4. The factual matrix as pleaded by the petitioner in its memo of petition is as follows. The petitioner is a duly registered partnership firm based at Hyderabad and has been carrying on business since 03.09.1984. The petitioner claims to have been engaged in the field of civil contract works for Indian Railways, both Central and various State Governments and their instrumentalities, for over four and a half decades, with what it describes as an immaculate track record in meeting exact specifications and completing work within targeted timelines. In the process, it is stated that the petitioner has acquired specialized skills in the construction of bridges and other works for Indian Railways.

5. It is the case of the petitioner that Respondent No.2 had invited tenders for the construction of balance minor and major bridges at various places, construction of Road Under Bridges (RUBs) and drain works in connection with the Ahmednagar–Beed–Parli Vaidyanath New Broad Gauge Line Project, by issuing a Tender Notice dated 19.01.2024. The petitioner's tender was accepted by Respondent No.3, who issued a Letter of Acceptance dated 30.04.2024. Thereafter, an agreement came to be executed between Respondent No.2 and the petitioner on 17.08.2024. As per the terms of the Letter of Acceptance, the initial value of the work was Rs.3,74,65,7193/- (Rupees Thirty Seven Crores Forty Six Lakhs Fifty Seven Thousand One Hundred and Ninety Three only).
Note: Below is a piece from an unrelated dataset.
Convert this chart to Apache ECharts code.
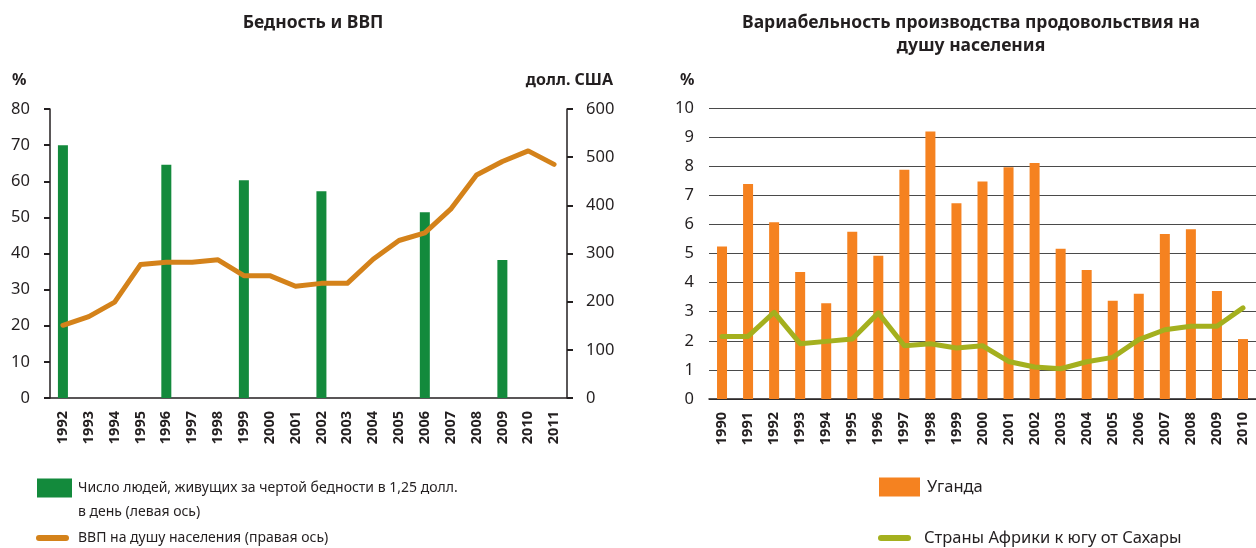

The work was to be completed within twelve calendar months from the date of the Letter of Acceptance, making the completion date on or before 29.04.2025. Upon completion of the work, the petitioner was also obligated to provide a maintenance period of twelve calendar months, including through the monsoon season, under the defect liability clause.

6. The petitioner further states that in terms of the Letter of Acceptance, the Earnest Money Deposit (EMD) of Rs.20,66,500/- submitted by the petitioner along with the tender document was to be retained by the respondents as part payment of security deposit until the liability period was over. In addition, the respondents were entitled to deduct and recover an amount equivalent to 6% of each running bill until the amount so deducted and recovered reached 5% of the contract value towards the balance security deposit. The petitioner contends that, as a consequence of these deductions, the respondents hold a sum of approximately Rs.2.66 crores belonging to the petitioner. The petitioner has also furnished a Bank Guarantee towards a Performance Guarantee for an amount of Rs.1,87,32,859.67 issued by the Bank of Maharashtra, the validity of which, according to the respondents, has been extended up to 25.06.2026.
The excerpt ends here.